Early Results Are In: NTC Model Leads to Student Learning
By Ali Picucci, PhD, NTC Vice President of Impact and Improvement —
Early results from a third-party evaluation of our i3-funded work are in, and show NTC’s induction program yields more intense and instructionally-focused supports to new teachers that lead to student learning.
One of the most strategic ways to improve teacher practice is through intensive one-on-one mentoring support. At New Teacher Center, our focus on providing highly-skilled mentors to support new teachers in the classroom through our Teacher Induction Model has proven results in accelerating the effectiveness of new teachers so that every student can succeed.
In 2012, we received the federal Investing in Innovation (i3) Validation Grant, allowing us to expand our work into three sites, pair more mentors with new teachers, and assess which components of our new teacher induction model positively affected teachers and students.
Across the three sites, we collected data between fall 2013 and spring 2015 for two cohorts of teachers using randomized controlled trials and a quasi-experimental approach. We wanted to be able to answer two key questions:
1) Are we implementing NTC’s induction model with high quality, and;
2) Are we improving teacher and student outcomes?
By the end of the second year, we found that NTC treatment teachers received more intense and instructionally-focused supports than control teachers who were receiving the traditional district mentor support. There was more frequent interactions and feedback exchanged and a greater focus on differentiating instruction to meet students’ needs. These differences in support translate into differences in student achievement.
In the early and preliminary examination of student achievement data, the evaluator found that after just one year, students of NTC-supported teachers gained 2 to 3.5 months of additional learning in reading compared to control teachers, and the difference was statistically significant. Though the results in math were not statistically significant, the effects were directionally positive. Additional results on student achievement and teacher retention outcomes are forthcoming. While we can’t yet make broad claims due to pending analyses, we are excited to continue our data collection through spring 2016 and share additional findings of our impact as we learn more.
This coming fall, NTC is expanding this work through an i3 Scale Up award to five additional districts. We have the exciting opportunity to explore the impact of various mentoring supports, such as the use of video technology in classroom observations, virtual professional development offerings, and testing the flexibility of mentor classroom release times in a variety of settings. We want to know not only if we are making an impact, but what components of a mentoring model are critical for meeting students’ needs.
“…after just one year, students of NTC-supported teachers gained 2 to 3.5 months of additional learning in reading compared to control teachers.”
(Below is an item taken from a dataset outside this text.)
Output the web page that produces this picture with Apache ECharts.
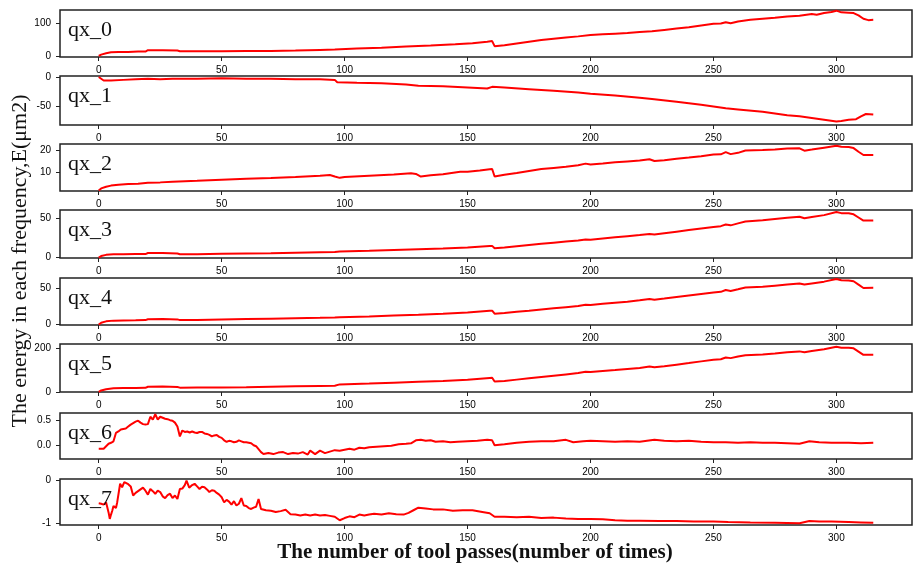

We have maintained a focus on continuously building and improving our services on behalf of new teachers and students through research. We expect districts across the country will benefit as we apply what we learn in i3 across the organization to ensure that we have the necessary programmatic components and data systems in place everywhere we work.
We are at a critical juncture in our organizational history as we work to scale our efforts and reach more teachers and students across the country. It would be easy to rest on our laurels and impact studies done so far. But we know scaling requires precision.
Our i3 grant has helped us precisely define the critical elements of our model, and we look forward to learning more through our evaluation about all of the elements of our model and how they come together to impact teacher retention, instructional practices, and ultimately student success.
It is a tremendous opportunity that benefits New Teacher Center and an entire generation of teachers starting their careers with the support they need to actually make a difference for students.